From Castellbo you have but to ask for the village of St. Croz, which is perched upon a height just up the same valley, but from there to the port the way is difficult to find for the very reason that there are no physical difficulties. It is all one long ridge of wooded grass like a down, with rather higher peaks to the right and to the left and with more than one indication of a path several directions. A good rule, however, for finding the exact place where you should cross, is to make for a spot due north-west from the village of St. Croz, and this spot is further distinguished by the fact that it is on the whole lowest upon the whole saddle. It is a mile and a quarter or a mile and a half from the village, and as you go to it over the easy grass you get a superb vision of the Sierra del Cadi barring your view of Catalonia and standing up against you much higher than ever it seemed from the floor of the Cerdagne. No hills in Europe look so marvellously high.

As the saddle of this port, which is called the port of St. John, is so long and easy it might seem indifferent at what point one crossed it; it is on the contrary very important to get the exact place and for this reason, that on the further or north-western side of it there is a profound ravine densely wooded, if one does not make the exact spot one has no path through this wood. That means hours of delay and one may very well come out upon the right instead of the left bank of the ravine; in which case in order to find the trail for Llavorsi at the bottom of the valley one may have a precipitous descent into the ravine and a bad climb out of it on the other side. Look, therefore, carefully for the path which begins to be clearly marked the moment the saddle is crossed, and follow down it until you come to a steep rock which overhangs the main stream at the bottom of the valley.
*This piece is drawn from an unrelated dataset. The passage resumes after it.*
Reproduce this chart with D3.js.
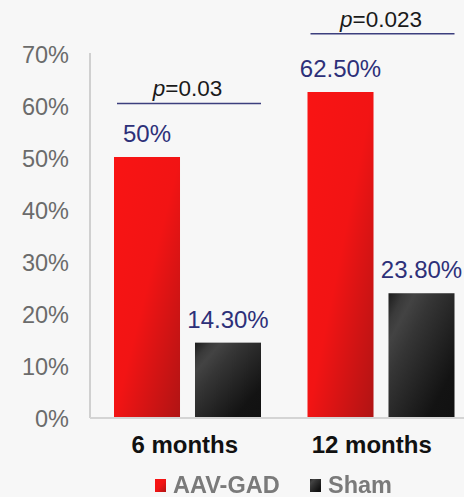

This main stream is the Magdalena and runs not quite 2000 feet below the summit of the port. The trail is very distinct when once one has reached the valley; small villages are passed; it climbs up on the left bank to avoid a precipitous place and comes down to the water again at a place where the Magdalena falls into the main stream of the Noguera.

Here you must descend to the floor of the valley and take the road which is being made and which will in a few years form another great international highway up the valley of the Noguera. The road runs all the way on the left or eastern bank of the stream, which is broad and rapid and confined by very high steep hills upon either side. Three miles from the place where the path descended to the junction of the Magdalena and the Noguera, you will find another large river coming in. The road crosses by a wooden cantilever bridge where one pays a toll (I think of ½d.), and once across one is in the unpleasing village of Llavorsi.
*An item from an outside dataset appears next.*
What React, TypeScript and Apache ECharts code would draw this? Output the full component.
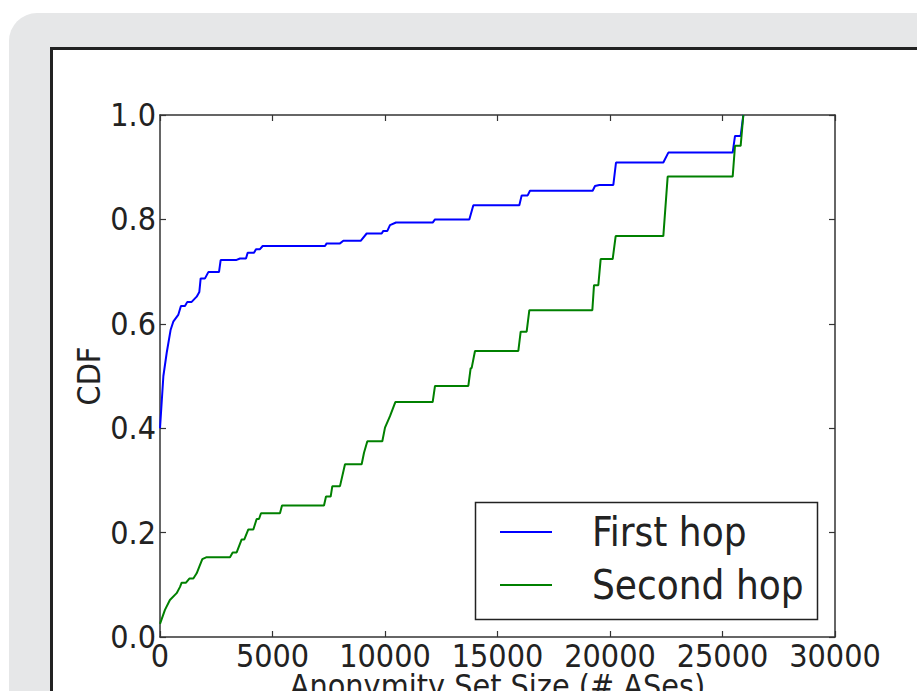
import React, { useEffect, useRef } from 'react';
import * as echarts from 'echarts';

const FONT = '"DejaVu Sans Condensed", "DejaVu Sans", sans-serif';

const xTicks = [0, 5000, 10000, 15000, 20000, 25000, 30000];
const yTicks = [0, 0.2, 0.4, 0.6, 0.8, 1.0];
const seriesNames = ['First hop', 'Second hop'];

const firstHop: [number, number][] = [
  [0, 0.40], [150, 0.50], [300, 0.545], [470, 0.588], [590, 0.604], [810, 0.617],
  [930, 0.634], [1110, 0.634], [1215, 0.642], [1407, 0.642], [1630, 0.652], [1748, 0.661],
  [1807, 0.687], [2000, 0.687], [2148, 0.699], [2622, 0.699], [2696, 0.722], [3378, 0.722],
  [3556, 0.725], [3822, 0.725], [3896, 0.736], [4178, 0.736], [4267, 0.743], [4444, 0.743],
  [4563, 0.749], [7333, 0.749], [7407, 0.754], [8000, 0.754], [8148, 0.759], [8919, 0.759],
  [9185, 0.773], [9852, 0.773], [9926, 0.778], [10104, 0.778], [10222, 0.789], [10489, 0.794],
  [12119, 0.794], [12222, 0.80], [13748, 0.80], [13926, 0.827], [15970, 0.827], [16074, 0.846],
  [16341, 0.846], [16444, 0.855], [19230, 0.855], [19333, 0.864], [19526, 0.866], [20148, 0.866],
  [20267, 0.909], [22370, 0.909], [22593, 0.928], [25452, 0.928], [25556, 0.960], [25807, 0.960],
  [25926, 1.0],
];

const secondHop: [number, number][] = [
  [0, 0.025], [220, 0.052], [440, 0.071], [740, 0.084], [890, 0.096], [963, 0.104],
  [1156, 0.104], [1304, 0.112], [1481, 0.112], [1630, 0.122], [1748, 0.135], [1881, 0.149],
  [2074, 0.153], [3111, 0.153], [3230, 0.162], [3407, 0.162], [3630, 0.187], [3748, 0.187],
  [3926, 0.206], [4148, 0.206], [4296, 0.226], [4400, 0.226], [4489, 0.237], [5333, 0.237],
  [5422, 0.252], [7289, 0.252], [7378, 0.269], [7585, 0.269], [7659, 0.289], [8000, 0.289],
  [8222, 0.331], [8963, 0.331], [9067, 0.353], [9215, 0.375], [9881, 0.375], [10000, 0.401],
  [10222, 0.423], [10459, 0.45], [12119, 0.45], [12222, 0.481], [13704, 0.481], [13807, 0.515],
  [13850, 0.515], [14000, 0.548], [15926, 0.548], [16030, 0.585], [16296, 0.585], [16415, 0.626],
  [19215, 0.626], [19289, 0.674], [19481, 0.674], [19585, 0.724], [20119, 0.724], [20252, 0.768],
  [22370, 0.768], [22563, 0.882], [25452, 0.882], [25556, 0.941], [25807, 0.941], [25926, 1.0],
];

const AX = '#333333';
const TXT = '#222222';

function buildOption() {
  const axisLine = { show: true, onZero: false, lineStyle: { color: AX, width: 1.5 } };
  const axisTick = { show: true, inside: true, length: 6, lineStyle: { color: AX, width: 1.2 } };
  const xCommon = {
    type: 'value',
    min: xTicks[0],
    max: xTicks[xTicks.length - 1],
    interval: xTicks[1] - xTicks[0],
    axisLine,
    axisTick,
    splitLine: { show: false },
  };
  const yCommon = {
    type: 'value',
    min: yTicks[0],
    max: yTicks[yTicks.length - 1],
    interval: 0.2,
    axisLine,
    axisTick,
    splitLine: { show: false },
  };
  return {
    animation: false,
    backgroundColor: '#ffffff',
    graphic: [
      {
        type: 'rect', z: -20, silent: true,
        shape: { x: 9, y: 13, width: 960, height: 760, r: 28 },
        style: { fill: '#e6e7e8' },
      },
      {
        type: 'rect', z: -19, silent: true,
        shape: { x: 51.5, y: 48.5, width: 920, height: 720 },
        style: { fill: '#ffffff', stroke: '#222222', lineWidth: 3 },
      },
      {
        type: 'rect', z: 3, silent: true,
        shape: { x: 475.5, y: 502.5, width: 342, height: 117 },
        style: { fill: '#ffffff', stroke: '#222222', lineWidth: 1.5 },
      },
    ],
    grid: {
      left: 160, top: 115, width: 675, height: 522,
      containLabel: false, outerBoundsMode: 'none',
    },
    xAxis: [
      {
        ...xCommon,
        position: 'bottom',
        axisLabel: {
          show: true, fontFamily: FONT, fontSize: 32, lineHeight: 32, color: TXT, margin: 3,
          formatter: (v: number) => String(v),
        },
        name: 'Anonymity Set Size (# ASes)',
        nameLocation: 'middle',
        nameGap: 37,
        nameMoveOverlap: false,
        nameTextStyle: {
          fontFamily: FONT, fontSize: 32, lineHeight: 24, color: TXT, verticalAlign: 'top',
        },
      },
      {
        ...xCommon,
        position: 'top',
        axisLabel: { show: false },
      },
    ],
    yAxis: [
      {
        ...yCommon,
        position: 'left',
        axisLabel: {
          show: true, fontFamily: FONT, fontSize: 32, color: TXT, margin: 4,
          formatter: (v: number) => v.toFixed(1),
        },
        name: 'CDF',
        nameLocation: 'middle',
        nameGap: 55,
        nameMoveOverlap: false,
        nameTextStyle: { fontFamily: FONT, fontSize: 32, color: TXT },
      },
      {
        ...yCommon,
        position: 'right',
        axisLabel: { show: false },
      },
    ],
    legend: {
      show: true,
      orient: 'vertical',
      left: 500,
      top: 510,
      padding: 0,
      icon: 'rect',
      itemWidth: 52,
      itemHeight: 2,
      itemGap: 9,
      z: 5,
      textStyle: {
        fontFamily: FONT, fontSize: 40, color: TXT, lineHeight: 44,
        padding: [0, 0, 0, 35],
      },
      data: seriesNames,
    },
    series: [
      {
        name: seriesNames[0],
        type: 'line',
        xAxisIndex: 0,
        yAxisIndex: 0,
        data: firstHop,
        symbol: 'none',
        showSymbol: false,
        lineStyle: { color: '#0000ff', width: 2 },
        itemStyle: { color: '#0000ff' },
        z: 2,
      },
      {
        name: seriesNames[1],
        type: 'line',
        xAxisIndex: 0,
        yAxisIndex: 0,
        data: secondHop,
        symbol: 'none',
        showSymbol: false,
        lineStyle: { color: '#008000', width: 2 },
        itemStyle: { color: '#008000' },
        z: 2,
      },
    ],
  };
}

export default function App() {
  const ref = useRef<HTMLDivElement>(null);
  useEffect(() => {
    document.body.style.margin = '0';
    if (!ref.current) return;
    const chart = echarts.init(ref.current, null, { renderer: 'svg' });
    chart.setOption(buildOption() as any);
    return () => chart.dispose();
  }, []);
  return <div ref={ref} style={{ width: 917, height: 691 }} />;
}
The valley opens somewhat and is called Anéu, having on the left the exceedingly rugged and tangled chain of the Encantados, a wilderness of rocky peaks and lakes—and on the right a clear ridge which cuts off this country-side from the Val Cardos and the Val Farreira, both wild districts at whose summits is a bit of country as lonely as the Upper Aston.

All the way from Llavorsi up this Anéu valley the new road runs. I have not visited it for four years, and by this time it must be nearly finished, at any rate it is perfectly straight going and in all between 10 and 12 miles, with the exceedingly filthy village of Escaló about half-way.

It is not easy to give advice about sleeping in this walk from Urgel to Esterri. The distance between the two towns in a straight line is less than thirty miles, but the perpetual turning of the path makes it quite forty by the time one has reached Esterri, and what with the casting about for the right crossing on the port and the height of that crossing, it is too much for anyone to try and do in one day. Even if one were to sleep at Castellbo it would not mend matters much, for Castellbo is but a sixth of the distance, if that, and I would not recommend sleeping at Llavorsi. I have said that if one ate at Castellbo in the morning, it would mean camping out in the woods below the port of St. John and this is perhaps the best plan after all: to leave Urgel on the morning of one day, to camp in the deep woods above the Magdalena and to sleep at Esterri, on the night of the second day. There is a good inn at Esterri, where everything is comfortable and clean, and the whole place is more civilized than any other town or village in the Pallars.

The next day you will go over the Pass of Bonaigo into the Val d’Aran, unless you prefer the much less amusing walk by the new road up over the Port de Salau to St. Girons. It is less amusing because it gets you into France almost at once, whereas the walk into the Val d’Aran keeps you in Spain and shows you a very interesting geographical and political accident of the Pyrenees.